Heffner: What does it mean, since you commented on the networks’ news coverage of the tenth anniversary of our withdrawal from Vietnam, in terms of the networks’ capacity to cover armed conflict or to cover our involvements, I always think of Lyndon Johnson’s, almost his farewell address, the day after he withdrew from the presidential race in ’68 he went up…

Corry: Yes.

Heffner: ..to Chicago, spoke to the broadcasters, and reminded them…

Corry: Yes.

Heffner: …at the NAB, ask him the question, “Would it be possible for this country successfully to complete a war given the nature of today’s media?”

Corry: And isn’t that an interesting question?

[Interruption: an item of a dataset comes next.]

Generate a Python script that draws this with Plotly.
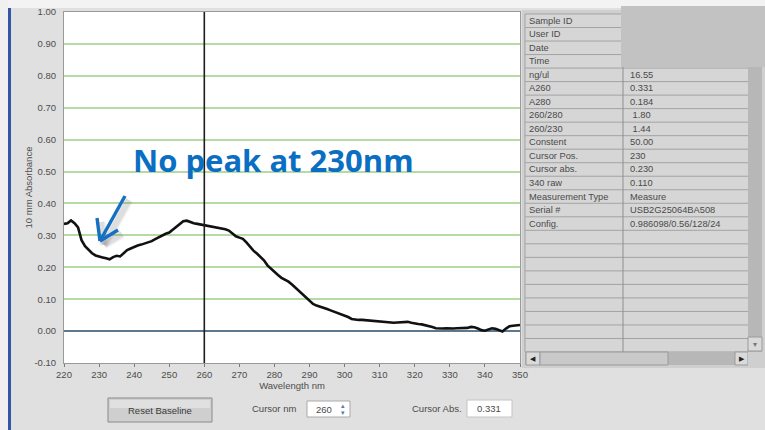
import plotly.graph_objects as go

# ---- spectrum (1 nm steps, 220-350 nm) ----
wavelength_nm = list(range(220, 351))
absorbance = [
    0.336, 0.338, 0.347, 0.338, 0.325, 0.285, 0.266, 0.254, 0.244, 0.237,  # 220-229
    0.233, 0.231, 0.228, 0.225, 0.232, 0.236, 0.234, 0.245, 0.254, 0.259,  # 230-239
    0.264, 0.268, 0.271, 0.274, 0.277, 0.282, 0.288, 0.294, 0.300, 0.305,  # 240-249
    0.309, 0.318, 0.327, 0.336, 0.344, 0.346, 0.341, 0.338, 0.336, 0.334,  # 250-259
    0.331, 0.331, 0.327, 0.325, 0.323, 0.322, 0.319, 0.315, 0.306, 0.297,  # 260-269
    0.293, 0.289, 0.278, 0.265, 0.252, 0.243, 0.234, 0.222, 0.206, 0.195,  # 270-279
    0.185, 0.176, 0.167, 0.161, 0.155, 0.146, 0.136, 0.125, 0.114, 0.104,  # 280-289
    0.093, 0.085, 0.080, 0.077, 0.073, 0.069, 0.065, 0.061, 0.058, 0.053,  # 290-299
    0.048, 0.044, 0.038, 0.036, 0.035, 0.035, 0.034, 0.033, 0.031, 0.030,  # 300-309
    0.029, 0.029, 0.028, 0.027, 0.026, 0.027, 0.028, 0.030, 0.029, 0.026,  # 310-319
    0.023, 0.022, 0.021, 0.019, 0.017, 0.013, 0.009, 0.008, 0.008, 0.009,  # 320-329
    0.008, 0.008, 0.009, 0.009, 0.009, 0.010, 0.013, 0.012, 0.008, 0.003,  # 330-339
    0.001, 0.006, 0.009, 0.007, 0.002, -0.001, 0.008, 0.015, 0.017, 0.018,  # 340-349
    0.019,                                                                  # 350
]

x_ticks = [220, 230, 240, 250, 260, 270, 280, 290, 300, 310, 320, 330, 340, 350]
y_ticks = [-0.10, 0.00, 0.10, 0.20, 0.30, 0.40, 0.50, 0.60, 0.70, 0.80, 0.90, 1.00]
y_tick_labels = ["-0.10", "0.00", "0.10", "0.20", "0.30", "0.40", "0.50",
                 "0.60", "0.70", "0.80", "0.90", "1.00"]

cursor_nm = 260
cursor_abs = "0.331"

# ---- report table ----
table_labels = ["Sample ID", "User ID", "Date", "Time", "ng/ul", "A260", "A280",
                "260/280", "260/230", "Constent", "Cursor Pos.", "Cursor abs.",
                "340 raw", "Measurement Type", "Serial #", "Config."]
table_values = ["", "", "", "", "16.55", "0.331", "0.184", " 1.80", " 1.44",
                "50.00", "230", "0.230", "0.110", "Measure", "USB2G25064BA508",
                "0.986098/0.56/128/24"]
table_rows_total = 25

note_text = "No peak at 230nm"

# ---- geometry of the plotting window (pixels) ----
W, H = 765, 430
L, R, T, B = 64, 520, 12, 363


def px(X):
    return (X - L) / (R - L)


def py(Y):
    return (B - Y) / (B - T)


shapes = []
annotations = []


def rect(x0, y0, x1, y1, fill, line=None, lw=1, layer="above"):
    shapes.append(dict(type="rect", xref="paper", yref="paper",
                       x0=px(x0), x1=px(x1), y0=py(y1), y1=py(y0),
                       fillcolor=fill, layer=layer,
                       line=dict(color=line or fill, width=lw if line else 0)))


def hline(x0, x1, y, color, width=1):
    shapes.append(dict(type="line", xref="paper", yref="paper",
                       x0=px(x0), x1=px(x1), y0=py(y), y1=py(y),
                       line=dict(color=color, width=width), layer="above"))


def vline(x, y0, y1, color, width=1):
    shapes.append(dict(type="line", xref="paper", yref="paper",
                       x0=px(x), x1=px(x), y0=py(y0), y1=py(y1),
                       line=dict(color=color, width=width), layer="above"))


def text(X, Y, s, size=9, color="#3c3c3c", anchor="left", family="Liberation Sans"):
    annotations.append(dict(xref="paper", yref="paper", x=px(X), y=py(Y),
                            text=s, showarrow=False, xanchor=anchor, yanchor="middle",
                            font=dict(size=size, color=color, family=family)))


# window chrome
rect(0, 0, W, 8, "#f3f3f3")
rect(0, 0, 8, H, "#f0f0f0")
rect(8, 8, 11, H, "#3556a8")

# report table
rect(522, 10, 765, 368, "#cfcfcf")
row_h = (352 - 14) / table_rows_total
rect(525, 14, 748, 352, "#d6d6d6")
for i in range(table_rows_total + 1):
    hline(525, 748, 14 + i * row_h, "#a3a3a3", 1)
vline(525, 14, 352, "#a3a3a3")
vline(623, 14, 352, "#8f8f8f")
for i, (lab, val) in enumerate(zip(table_labels, table_values)):
    yc = 14 + (i + 0.5) * row_h
    text(527, yc, lab, size=9.3, color="#4a4a4a")
    text(628, yc, val, size=9.3, color="#4a4a4a")

# scrollbars
rect(748, 14, 762, 352, "#b7b7b7")
rect(748, 337, 762, 351, "#dadada", "#9a9a9a")
text(755, 344, "▾", size=8, color="#777777", anchor="center")
rect(525, 352, 748, 365, "#b7b7b7")
rect(526, 352, 540, 365, "#dadada", "#9a9a9a")
rect(540, 352, 668, 365, "#c9c9c9", "#9a9a9a")
rect(735, 352, 748, 365, "#dadada", "#9a9a9a")
rect(748, 352, 762, 365, "#cfcfcf")
text(533, 358.5, "◀", size=7, color="#222222", anchor="center")
text(741.5, 358.5, "▶", size=7, color="#222222", anchor="center")

# masked header block
rect(621, 6, 765, 67, "#c2c2c2")

# bottom controls
rect(108, 398, 212, 422, "#cfcfcf", "#8a8a8a", 1)
rect(110, 400, 210, 408, "#e0e0e0")
text(160, 410, "Reset Baseline", size=9.5, color="#3a3a3a", anchor="center")
text(250, 408, "Cursor nm", size=9.5, color="#4a4a4a")
rect(307, 401, 350, 417, "#ffffff", "#a9a9a9")
text(314, 409, str(cursor_nm), size=9.5, color="#4a4a4a")
text(343, 405.5, "▴", size=7, color="#5a7bb0", anchor="center")
text(343, 412.5, "▾", size=7, color="#5a7bb0", anchor="center")
text(410, 408, "Cursor Abs.", size=9.5, color="#4a4a4a")
rect(467, 400, 512, 417, "#ffffff", "#c4c4c4")
text(489, 408.5, cursor_abs, size=9.5, color="#4a4a4a", anchor="center")

# cursor line at the selected wavelength
shapes.append(dict(type="line", xref="x", yref="paper", x0=cursor_nm, x1=cursor_nm,
                   y0=0, y1=1, line=dict(color="#1e1e1e", width=1.6), layer="above"))

# callout arrow (with a soft drop shadow) pointing at 230 nm
tip = (100, 241)
tail = (125, 196)
arm_l = (97, 218)
arm_r = (118, 230)


def seg(a, b, color, width, dx=0, dy=0, opacity=1.0):
    shapes.append(dict(type="line", xref="paper", yref="paper",
                       x0=px(a[0] + dx), y0=py(a[1] + dy), x1=px(b[0] + dx), y1=py(b[1] + dy),
                       line=dict(color=color, width=width), opacity=opacity, layer="above"))


for w, op in [(9, 0.08), (6, 0.12)]:
    for a, b in [(tail, tip), (arm_l, tip), (arm_r, tip)]:
        seg(a, b, "#606060", w, dx=4, dy=4, opacity=op)
for a, b in [(tail, tip), (arm_l, tip), (arm_r, tip)]:
    seg(a, b, "#1570c4", 3.4)

annotations.append(dict(xref="paper", yref="paper", x=px(131), y=py(160),
                        text=f"<b>{note_text}</b>", showarrow=False,
                        xanchor="left", yanchor="middle",
                        font=dict(size=31, color="#0a6fc2", family="Open Sans")))

fig = go.Figure(go.Scatter(x=wavelength_nm, y=absorbance, mode="lines",
                           line=dict(color="#111111", width=2.6),
                           hoverinfo="skip"))

axis_font = dict(size=9.5, color="#4d4d4d", family="Liberation Sans")
fig.update_layout(
    width=W, height=H, autosize=False,
    margin=dict(l=L, r=W - R, t=T, b=H - B, pad=0, autoexpand=False),
    paper_bgcolor="#e0e0e0", plot_bgcolor="#ffffff",
    showlegend=False,
    shapes=shapes, annotations=annotations,
    xaxis=dict(range=[220, 350], tickvals=x_ticks, ticks="outside", ticklen=3,
               tickcolor="#7a7a7a", showgrid=False, zeroline=False,
               showline=True, linecolor="#9a9a9a", mirror=True,
               tickfont=axis_font, automargin=False,
               title=dict(text="Wavelength nm", font=axis_font, standoff=1)),
    yaxis=dict(range=[-0.10, 1.00], tickvals=y_ticks, ticktext=y_tick_labels,
               ticks="", showgrid=True, gridcolor="#b4dba6", gridwidth=1.5,
               zeroline=True, zerolinecolor="#5c7790", zerolinewidth=2,
               showline=True, linecolor="#9a9a9a", mirror=True,
               tickfont=axis_font, ticklabelstandoff=5, automargin=False,
               title=dict(text="10 mm Absorbance", font=axis_font, standoff=0)),
)

fig.write_html("out.html")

There was a discussion I reviewed, a television discussion that was done by Columbia Media and Society Seminars. And it went on for about an hour and it seemed to me that it didn’t really say very much until the very last minute. John Chancellor said, “I think what’s happened” – I’m paraphrasing – “I think what’s happening is that television technology has made it very difficult to fight a war.” And I think that’s, of course, that’s true. And I don’t what, I mean, do you keep television out? Of course you don’t keep them out of a war. The worst thing that this administration ever did to the press to our free traditions is to keep the pres out of Grenada. That was incorrect. It was wrongheaded. It was simply wrong. I can’t, I don’t know how to come to grips with it. I don’t think anyone has.

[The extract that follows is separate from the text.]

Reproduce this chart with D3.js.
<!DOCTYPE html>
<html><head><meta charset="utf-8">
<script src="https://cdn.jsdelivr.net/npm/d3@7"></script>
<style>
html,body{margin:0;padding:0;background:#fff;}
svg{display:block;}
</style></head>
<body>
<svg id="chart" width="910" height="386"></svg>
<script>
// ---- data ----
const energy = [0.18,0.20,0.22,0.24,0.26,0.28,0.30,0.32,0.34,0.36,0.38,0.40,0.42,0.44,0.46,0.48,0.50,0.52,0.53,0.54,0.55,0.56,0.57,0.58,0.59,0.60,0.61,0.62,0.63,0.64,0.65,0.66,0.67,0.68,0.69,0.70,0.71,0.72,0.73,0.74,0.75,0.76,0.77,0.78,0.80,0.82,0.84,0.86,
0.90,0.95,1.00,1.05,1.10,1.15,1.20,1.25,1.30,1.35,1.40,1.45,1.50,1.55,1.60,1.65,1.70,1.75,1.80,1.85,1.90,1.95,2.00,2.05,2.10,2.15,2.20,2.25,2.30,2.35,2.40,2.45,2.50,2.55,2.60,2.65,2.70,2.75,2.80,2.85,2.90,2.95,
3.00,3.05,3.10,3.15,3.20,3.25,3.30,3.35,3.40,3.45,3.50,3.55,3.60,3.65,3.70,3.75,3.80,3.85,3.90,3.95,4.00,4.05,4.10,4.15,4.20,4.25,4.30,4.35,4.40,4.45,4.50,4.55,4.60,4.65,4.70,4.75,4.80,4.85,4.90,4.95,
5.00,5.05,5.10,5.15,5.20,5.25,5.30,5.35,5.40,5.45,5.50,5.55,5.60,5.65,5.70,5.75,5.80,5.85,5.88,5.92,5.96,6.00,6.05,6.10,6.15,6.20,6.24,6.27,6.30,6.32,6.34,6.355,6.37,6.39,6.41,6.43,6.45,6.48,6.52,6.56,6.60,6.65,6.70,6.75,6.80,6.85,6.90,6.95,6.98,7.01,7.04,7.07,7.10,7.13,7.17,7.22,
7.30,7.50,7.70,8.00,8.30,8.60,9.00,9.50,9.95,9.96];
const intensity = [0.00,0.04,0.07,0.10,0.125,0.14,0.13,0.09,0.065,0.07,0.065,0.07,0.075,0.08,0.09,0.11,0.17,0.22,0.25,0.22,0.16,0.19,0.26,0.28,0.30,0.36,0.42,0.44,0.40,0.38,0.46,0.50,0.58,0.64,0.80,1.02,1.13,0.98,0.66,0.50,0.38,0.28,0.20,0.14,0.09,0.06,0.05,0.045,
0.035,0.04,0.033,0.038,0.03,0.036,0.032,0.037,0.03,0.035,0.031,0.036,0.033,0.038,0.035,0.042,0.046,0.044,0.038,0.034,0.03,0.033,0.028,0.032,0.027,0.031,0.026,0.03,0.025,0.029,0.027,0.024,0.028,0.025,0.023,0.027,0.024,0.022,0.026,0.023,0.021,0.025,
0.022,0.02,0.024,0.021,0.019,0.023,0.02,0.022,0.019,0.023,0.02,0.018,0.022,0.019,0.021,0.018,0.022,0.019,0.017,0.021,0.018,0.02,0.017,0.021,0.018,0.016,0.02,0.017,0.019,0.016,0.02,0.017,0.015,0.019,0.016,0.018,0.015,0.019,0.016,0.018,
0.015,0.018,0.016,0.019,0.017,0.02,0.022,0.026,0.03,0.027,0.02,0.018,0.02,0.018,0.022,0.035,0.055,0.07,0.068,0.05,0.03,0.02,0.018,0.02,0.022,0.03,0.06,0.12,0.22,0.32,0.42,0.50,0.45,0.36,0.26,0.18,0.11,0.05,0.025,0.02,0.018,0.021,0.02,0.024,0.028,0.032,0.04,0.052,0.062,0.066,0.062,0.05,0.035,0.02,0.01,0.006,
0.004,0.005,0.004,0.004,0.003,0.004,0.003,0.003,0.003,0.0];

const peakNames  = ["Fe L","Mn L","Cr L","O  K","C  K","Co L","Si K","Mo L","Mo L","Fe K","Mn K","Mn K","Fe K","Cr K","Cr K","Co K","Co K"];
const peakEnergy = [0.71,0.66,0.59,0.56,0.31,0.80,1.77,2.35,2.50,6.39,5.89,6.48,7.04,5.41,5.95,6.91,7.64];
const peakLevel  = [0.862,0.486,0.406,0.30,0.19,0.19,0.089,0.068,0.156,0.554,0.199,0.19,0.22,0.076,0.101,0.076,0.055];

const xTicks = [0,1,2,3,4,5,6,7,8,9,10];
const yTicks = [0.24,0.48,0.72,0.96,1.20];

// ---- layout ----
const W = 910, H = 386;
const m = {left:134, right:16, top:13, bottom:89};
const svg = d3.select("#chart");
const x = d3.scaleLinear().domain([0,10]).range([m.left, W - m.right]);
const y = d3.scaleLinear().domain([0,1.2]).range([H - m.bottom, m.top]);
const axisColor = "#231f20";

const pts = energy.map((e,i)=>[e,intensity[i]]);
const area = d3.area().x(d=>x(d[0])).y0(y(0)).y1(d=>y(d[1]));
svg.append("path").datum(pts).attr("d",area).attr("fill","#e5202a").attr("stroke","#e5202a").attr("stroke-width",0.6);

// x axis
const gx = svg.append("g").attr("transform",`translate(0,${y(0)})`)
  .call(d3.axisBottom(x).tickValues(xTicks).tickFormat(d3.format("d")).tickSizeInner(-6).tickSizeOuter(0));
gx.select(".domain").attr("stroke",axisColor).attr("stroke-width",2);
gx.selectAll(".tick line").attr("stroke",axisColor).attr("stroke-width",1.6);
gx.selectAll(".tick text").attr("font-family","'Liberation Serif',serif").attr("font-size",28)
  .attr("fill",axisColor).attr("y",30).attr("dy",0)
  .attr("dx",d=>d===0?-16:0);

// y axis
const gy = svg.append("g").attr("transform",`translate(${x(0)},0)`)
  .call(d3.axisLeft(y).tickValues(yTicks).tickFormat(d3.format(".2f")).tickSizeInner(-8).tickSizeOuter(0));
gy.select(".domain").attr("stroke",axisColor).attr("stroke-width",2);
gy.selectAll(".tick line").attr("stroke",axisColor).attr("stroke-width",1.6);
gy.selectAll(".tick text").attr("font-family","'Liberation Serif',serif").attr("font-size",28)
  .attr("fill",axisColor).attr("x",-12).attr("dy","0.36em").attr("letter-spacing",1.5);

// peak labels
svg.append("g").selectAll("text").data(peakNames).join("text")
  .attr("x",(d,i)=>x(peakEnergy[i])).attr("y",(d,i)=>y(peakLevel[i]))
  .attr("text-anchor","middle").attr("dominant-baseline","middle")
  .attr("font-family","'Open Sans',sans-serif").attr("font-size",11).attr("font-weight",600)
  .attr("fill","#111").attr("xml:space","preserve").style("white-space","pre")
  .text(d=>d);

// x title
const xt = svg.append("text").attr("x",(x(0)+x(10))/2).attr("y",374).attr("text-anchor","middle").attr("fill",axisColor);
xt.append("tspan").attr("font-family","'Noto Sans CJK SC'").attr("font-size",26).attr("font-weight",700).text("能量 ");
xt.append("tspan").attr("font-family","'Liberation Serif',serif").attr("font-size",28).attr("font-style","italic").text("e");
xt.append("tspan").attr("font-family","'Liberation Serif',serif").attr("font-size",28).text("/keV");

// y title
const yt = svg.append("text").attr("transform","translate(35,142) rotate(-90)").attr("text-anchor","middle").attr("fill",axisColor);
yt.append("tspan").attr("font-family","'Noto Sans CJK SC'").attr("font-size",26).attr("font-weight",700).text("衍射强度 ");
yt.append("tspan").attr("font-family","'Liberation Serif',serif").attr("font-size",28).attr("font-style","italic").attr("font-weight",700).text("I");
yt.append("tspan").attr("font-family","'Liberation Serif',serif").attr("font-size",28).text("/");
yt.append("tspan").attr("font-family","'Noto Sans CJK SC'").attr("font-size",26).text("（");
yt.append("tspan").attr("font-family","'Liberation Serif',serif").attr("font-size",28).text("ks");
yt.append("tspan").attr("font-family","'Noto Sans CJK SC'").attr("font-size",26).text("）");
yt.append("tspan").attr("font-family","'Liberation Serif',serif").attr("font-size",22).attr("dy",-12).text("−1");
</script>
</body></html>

Heffner: Well, that’s future. Let’s talk about the past just in the few minute we have left. Recently conservatives groups have found the dollars to produce a series on Vietnam. Presumably a different interpretation from a long-range series that appeared on public broadcasting. Presumably they feel the need to do that, that that earlier series was imbalanced.

Corry: Yes.

Heffner: Did you think that it was?

Corry: No. I thought that early series was an absolutely first-rate piece of journalism. It was 13 hours. It was a wonderful piece of work. Now, what’s most interesting about this – and I’m glad this came up – that the, you referred to conservative groups. I think it’s Accuracy in Media. And they got a 30 or $35,000 grant from the national endowment. The original series got a million and a half from the national endowment. And I don’t’ know, another piece of change from the Corporation for Public Broadcasting. Now, I am absolutely in favor of having accuracy. I haven’t seen their documentary. I assume it will be a political tract. I am absolutely in favor of having a public broadcast show this. If CBS had had a comparable mechanism I don’t’ think they would have, I don’t’ think the nation, journalism would have been dragged through two years of rebuttal-counter rebuttal charge with General Westmoreland if there had been some kind of right to reply. I believe in the right to reply. Newspapers have it all the time in the op ed page and letters to the editor or wherever. But what becomes most interesting, what is most interesting about this documentary with Accuracy in Media is that the argument that is going on now was on the front page of The New York Times the other day, is the right, the propriety to show this on public broadcasting or a need to show it anyplace at all. Now, this suggest to me that this dominant culture doesn’t really want a thousand ideological flowers to bloom; that it wants one flower to bloom: its own. And I find this a little disturbing. I think that, I’m glad that PBS is showing this. I don’t’ know if it’ll be any good. I shouldn’t judge something in advance. I have an idea of what it will look like, an idea of what it will say. And I think it’ll make a case. I think it should have that right.

Heffner: Mr. Corry, in a sense we end right now just where we began. And I do appreciate your joining me today.

Corry: I appreciate it too. Thank you.